• _PROBLEM DETAILS_: Retype nothing but the lines from the start of the material up to and including the line with "287.53, 287.8, 288.0]". Pictures don't belong in the copy.

----- AVAILABLE DATA -----

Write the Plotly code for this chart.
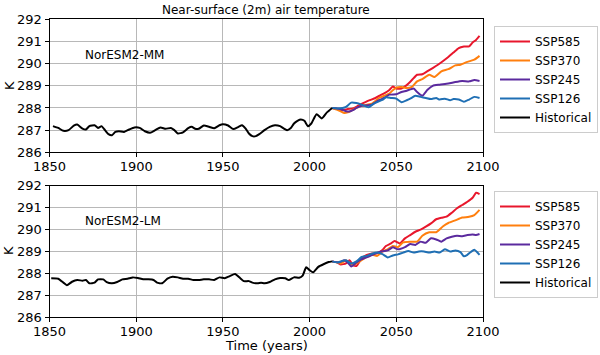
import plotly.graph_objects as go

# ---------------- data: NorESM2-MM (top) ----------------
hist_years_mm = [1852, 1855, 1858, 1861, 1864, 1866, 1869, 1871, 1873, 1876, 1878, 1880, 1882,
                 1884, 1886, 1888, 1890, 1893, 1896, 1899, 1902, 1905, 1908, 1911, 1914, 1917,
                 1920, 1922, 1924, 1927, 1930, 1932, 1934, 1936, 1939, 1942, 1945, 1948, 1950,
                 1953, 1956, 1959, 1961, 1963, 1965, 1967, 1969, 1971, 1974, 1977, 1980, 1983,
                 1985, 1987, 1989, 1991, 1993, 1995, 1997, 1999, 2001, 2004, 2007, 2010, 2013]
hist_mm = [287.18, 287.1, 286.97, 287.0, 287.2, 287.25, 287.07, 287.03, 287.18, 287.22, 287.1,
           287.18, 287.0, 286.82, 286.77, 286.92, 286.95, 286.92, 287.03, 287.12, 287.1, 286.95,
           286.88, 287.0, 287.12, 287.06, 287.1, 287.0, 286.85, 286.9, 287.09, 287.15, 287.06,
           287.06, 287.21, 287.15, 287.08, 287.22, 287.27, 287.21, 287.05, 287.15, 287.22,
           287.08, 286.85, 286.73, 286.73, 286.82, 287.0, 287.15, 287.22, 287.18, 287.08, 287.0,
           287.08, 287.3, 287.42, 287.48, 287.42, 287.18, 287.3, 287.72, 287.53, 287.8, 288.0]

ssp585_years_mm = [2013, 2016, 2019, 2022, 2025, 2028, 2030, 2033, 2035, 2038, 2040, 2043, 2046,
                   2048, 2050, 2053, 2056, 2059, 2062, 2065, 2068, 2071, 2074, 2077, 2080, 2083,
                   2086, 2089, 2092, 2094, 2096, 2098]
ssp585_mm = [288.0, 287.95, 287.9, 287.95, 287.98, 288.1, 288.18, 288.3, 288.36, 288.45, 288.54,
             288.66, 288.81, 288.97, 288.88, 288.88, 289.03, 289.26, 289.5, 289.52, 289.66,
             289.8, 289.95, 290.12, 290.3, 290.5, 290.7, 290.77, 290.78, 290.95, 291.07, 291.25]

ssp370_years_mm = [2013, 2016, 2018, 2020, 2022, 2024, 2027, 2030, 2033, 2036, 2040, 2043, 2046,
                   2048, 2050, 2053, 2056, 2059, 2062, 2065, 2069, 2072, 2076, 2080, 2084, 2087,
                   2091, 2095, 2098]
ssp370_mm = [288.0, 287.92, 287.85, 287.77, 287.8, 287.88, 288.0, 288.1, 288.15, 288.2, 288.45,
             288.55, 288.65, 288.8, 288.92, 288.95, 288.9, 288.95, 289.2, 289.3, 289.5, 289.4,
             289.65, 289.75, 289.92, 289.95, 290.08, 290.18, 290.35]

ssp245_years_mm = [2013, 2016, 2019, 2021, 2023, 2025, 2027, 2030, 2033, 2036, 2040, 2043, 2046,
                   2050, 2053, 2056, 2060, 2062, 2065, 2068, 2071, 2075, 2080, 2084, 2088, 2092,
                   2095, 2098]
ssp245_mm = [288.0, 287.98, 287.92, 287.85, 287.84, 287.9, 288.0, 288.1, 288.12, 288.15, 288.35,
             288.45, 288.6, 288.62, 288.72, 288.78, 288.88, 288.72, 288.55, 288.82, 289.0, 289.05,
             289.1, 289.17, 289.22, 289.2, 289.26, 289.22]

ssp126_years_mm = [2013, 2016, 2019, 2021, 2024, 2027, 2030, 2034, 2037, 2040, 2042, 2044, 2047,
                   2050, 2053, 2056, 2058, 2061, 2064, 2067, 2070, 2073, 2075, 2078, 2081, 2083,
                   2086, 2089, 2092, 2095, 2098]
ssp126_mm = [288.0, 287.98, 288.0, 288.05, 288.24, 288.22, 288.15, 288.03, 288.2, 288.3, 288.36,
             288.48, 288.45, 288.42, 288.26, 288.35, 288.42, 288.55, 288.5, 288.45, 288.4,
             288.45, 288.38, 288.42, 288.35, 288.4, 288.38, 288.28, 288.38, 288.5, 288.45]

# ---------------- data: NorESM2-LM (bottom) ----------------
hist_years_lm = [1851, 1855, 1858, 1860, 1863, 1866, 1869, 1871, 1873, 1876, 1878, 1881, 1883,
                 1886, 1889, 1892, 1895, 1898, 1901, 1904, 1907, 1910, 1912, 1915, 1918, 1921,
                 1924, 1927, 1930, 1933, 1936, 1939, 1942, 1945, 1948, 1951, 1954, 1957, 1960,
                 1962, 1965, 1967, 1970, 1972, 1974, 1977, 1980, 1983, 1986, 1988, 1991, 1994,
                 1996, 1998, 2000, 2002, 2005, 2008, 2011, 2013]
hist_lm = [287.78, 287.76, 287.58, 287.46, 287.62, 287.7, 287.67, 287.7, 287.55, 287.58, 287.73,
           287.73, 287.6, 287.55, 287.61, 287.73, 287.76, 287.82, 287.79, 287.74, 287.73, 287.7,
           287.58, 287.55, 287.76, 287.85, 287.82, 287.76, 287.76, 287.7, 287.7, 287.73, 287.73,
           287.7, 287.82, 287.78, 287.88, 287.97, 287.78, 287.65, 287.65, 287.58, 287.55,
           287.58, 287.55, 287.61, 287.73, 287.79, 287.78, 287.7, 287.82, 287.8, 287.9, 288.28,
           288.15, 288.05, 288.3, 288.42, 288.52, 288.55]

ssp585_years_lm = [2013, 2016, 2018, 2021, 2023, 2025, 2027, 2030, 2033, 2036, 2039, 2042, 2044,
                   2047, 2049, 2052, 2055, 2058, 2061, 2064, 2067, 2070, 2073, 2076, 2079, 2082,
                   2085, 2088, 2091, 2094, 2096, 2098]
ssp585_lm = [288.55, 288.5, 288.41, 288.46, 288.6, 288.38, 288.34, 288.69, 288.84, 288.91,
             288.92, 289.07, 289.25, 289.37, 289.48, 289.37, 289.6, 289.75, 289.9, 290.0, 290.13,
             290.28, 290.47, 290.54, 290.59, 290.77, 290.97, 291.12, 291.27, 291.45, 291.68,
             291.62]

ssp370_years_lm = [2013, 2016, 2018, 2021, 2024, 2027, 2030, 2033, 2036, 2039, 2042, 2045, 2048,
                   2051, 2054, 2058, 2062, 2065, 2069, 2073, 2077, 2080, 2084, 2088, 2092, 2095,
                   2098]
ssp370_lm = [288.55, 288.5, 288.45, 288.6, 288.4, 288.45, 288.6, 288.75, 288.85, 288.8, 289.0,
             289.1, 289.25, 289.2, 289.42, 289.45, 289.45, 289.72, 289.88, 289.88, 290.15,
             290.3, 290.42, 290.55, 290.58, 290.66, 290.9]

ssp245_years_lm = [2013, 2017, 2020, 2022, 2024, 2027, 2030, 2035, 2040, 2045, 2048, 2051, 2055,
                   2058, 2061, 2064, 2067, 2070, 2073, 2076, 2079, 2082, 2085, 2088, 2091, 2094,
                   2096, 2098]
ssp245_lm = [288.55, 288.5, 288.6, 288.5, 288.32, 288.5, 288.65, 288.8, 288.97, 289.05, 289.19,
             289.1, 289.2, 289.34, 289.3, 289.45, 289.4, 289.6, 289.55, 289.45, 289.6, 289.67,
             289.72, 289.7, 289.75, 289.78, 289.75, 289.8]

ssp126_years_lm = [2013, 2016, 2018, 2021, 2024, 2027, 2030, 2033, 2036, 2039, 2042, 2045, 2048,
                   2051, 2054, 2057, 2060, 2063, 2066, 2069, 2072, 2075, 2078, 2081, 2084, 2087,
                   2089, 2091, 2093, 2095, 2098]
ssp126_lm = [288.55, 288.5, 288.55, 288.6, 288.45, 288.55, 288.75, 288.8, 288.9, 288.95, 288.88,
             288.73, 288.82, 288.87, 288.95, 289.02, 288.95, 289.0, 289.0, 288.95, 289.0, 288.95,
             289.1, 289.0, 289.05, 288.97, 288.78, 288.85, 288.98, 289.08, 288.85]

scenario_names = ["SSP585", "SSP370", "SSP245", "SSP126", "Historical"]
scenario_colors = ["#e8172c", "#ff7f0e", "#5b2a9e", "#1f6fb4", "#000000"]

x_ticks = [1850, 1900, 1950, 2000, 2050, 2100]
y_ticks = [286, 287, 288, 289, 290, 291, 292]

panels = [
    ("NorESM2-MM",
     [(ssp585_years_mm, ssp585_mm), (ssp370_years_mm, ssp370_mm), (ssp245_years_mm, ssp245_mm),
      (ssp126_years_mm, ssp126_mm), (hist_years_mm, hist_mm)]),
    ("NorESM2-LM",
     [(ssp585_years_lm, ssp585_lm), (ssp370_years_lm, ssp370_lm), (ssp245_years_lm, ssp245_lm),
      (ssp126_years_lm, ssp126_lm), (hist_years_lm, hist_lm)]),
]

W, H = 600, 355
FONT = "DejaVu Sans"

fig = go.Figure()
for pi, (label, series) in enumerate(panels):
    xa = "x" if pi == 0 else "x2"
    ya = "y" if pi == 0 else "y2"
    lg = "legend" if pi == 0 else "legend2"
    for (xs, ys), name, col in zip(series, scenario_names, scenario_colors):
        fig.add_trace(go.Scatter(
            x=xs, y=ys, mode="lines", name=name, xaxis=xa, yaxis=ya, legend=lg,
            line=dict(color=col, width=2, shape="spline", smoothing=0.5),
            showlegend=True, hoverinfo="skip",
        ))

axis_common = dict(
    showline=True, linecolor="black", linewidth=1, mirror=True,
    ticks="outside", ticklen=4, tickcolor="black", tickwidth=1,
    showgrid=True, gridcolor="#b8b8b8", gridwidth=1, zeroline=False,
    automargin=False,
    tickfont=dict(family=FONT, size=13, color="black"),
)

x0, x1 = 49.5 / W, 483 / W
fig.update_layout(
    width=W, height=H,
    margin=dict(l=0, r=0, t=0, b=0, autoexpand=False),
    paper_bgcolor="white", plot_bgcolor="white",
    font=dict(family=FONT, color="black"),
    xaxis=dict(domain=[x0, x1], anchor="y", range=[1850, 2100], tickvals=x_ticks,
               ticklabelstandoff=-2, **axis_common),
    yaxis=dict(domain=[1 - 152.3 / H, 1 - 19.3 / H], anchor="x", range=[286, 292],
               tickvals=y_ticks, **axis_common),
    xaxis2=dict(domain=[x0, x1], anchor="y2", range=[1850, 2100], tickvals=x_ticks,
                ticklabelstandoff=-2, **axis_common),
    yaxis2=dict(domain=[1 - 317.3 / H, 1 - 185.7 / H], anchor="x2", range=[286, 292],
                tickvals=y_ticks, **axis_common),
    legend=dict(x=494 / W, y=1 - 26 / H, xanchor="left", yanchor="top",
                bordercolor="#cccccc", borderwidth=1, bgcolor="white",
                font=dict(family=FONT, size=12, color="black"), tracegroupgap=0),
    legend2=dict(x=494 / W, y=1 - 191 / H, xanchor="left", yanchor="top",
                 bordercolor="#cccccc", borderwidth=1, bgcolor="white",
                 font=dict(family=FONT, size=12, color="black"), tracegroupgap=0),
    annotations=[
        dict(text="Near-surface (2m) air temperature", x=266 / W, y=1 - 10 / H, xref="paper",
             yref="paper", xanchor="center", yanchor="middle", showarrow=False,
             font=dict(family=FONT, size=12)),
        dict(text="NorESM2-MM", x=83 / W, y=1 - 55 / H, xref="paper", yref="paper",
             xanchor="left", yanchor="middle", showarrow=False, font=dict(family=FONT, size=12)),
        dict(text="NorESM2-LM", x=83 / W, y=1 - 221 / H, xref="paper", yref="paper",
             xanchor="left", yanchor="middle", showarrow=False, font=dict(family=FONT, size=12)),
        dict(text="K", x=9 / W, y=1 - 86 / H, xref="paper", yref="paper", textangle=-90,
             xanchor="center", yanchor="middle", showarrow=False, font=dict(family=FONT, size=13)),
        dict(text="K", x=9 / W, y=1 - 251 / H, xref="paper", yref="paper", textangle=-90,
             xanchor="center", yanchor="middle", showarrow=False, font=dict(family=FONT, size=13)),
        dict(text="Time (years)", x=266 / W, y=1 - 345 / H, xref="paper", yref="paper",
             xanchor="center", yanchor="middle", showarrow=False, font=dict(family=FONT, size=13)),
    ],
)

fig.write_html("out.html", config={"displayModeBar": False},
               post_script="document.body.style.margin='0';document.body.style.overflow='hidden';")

-----

• _PROBLEM SOLUTION_:
Write the Plotly code for this chart.
import plotly.graph_objects as go

# ---------------- data: NorESM2-MM (top) ----------------
hist_years_mm = [1852, 1855, 1858, 1861, 1864, 1866, 1869, 1871, 1873, 1876, 1878, 1880, 1882,
                 1884, 1886, 1888, 1890, 1893, 1896, 1899, 1902, 1905, 1908, 1911, 1914, 1917,
                 1920, 1922, 1924, 1927, 1930, 1932, 1934, 1936, 1939, 1942, 1945, 1948, 1950,
                 1953, 1956, 1959, 1961, 1963, 1965, 1967, 1969, 1971, 1974, 1977, 1980, 1983,
                 1985, 1987, 1989, 1991, 1993, 1995, 1997, 1999, 2001, 2004, 2007, 2010, 2013]
hist_mm = [287.18, 287.1, 286.97, 287.0, 287.2, 287.25, 287.07, 287.03, 287.18, 287.22, 287.1,
           287.18, 287.0, 286.82, 286.77, 286.92, 286.95, 286.92, 287.03, 287.12, 287.1, 286.95,
           286.88, 287.0, 287.12, 287.06, 287.1, 287.0, 286.85, 286.9, 287.09, 287.15, 287.06,
           287.06, 287.21, 287.15, 287.08, 287.22, 287.27, 287.21, 287.05, 287.15, 287.22,
           287.08, 286.85, 286.73, 286.73, 286.82, 287.0, 287.15, 287.22, 287.18, 287.08, 287.0,
           287.08, 287.3, 287.42, 287.48, 287.42, 287.18, 287.3, 287.72, 287.53, 287.8, 288.0]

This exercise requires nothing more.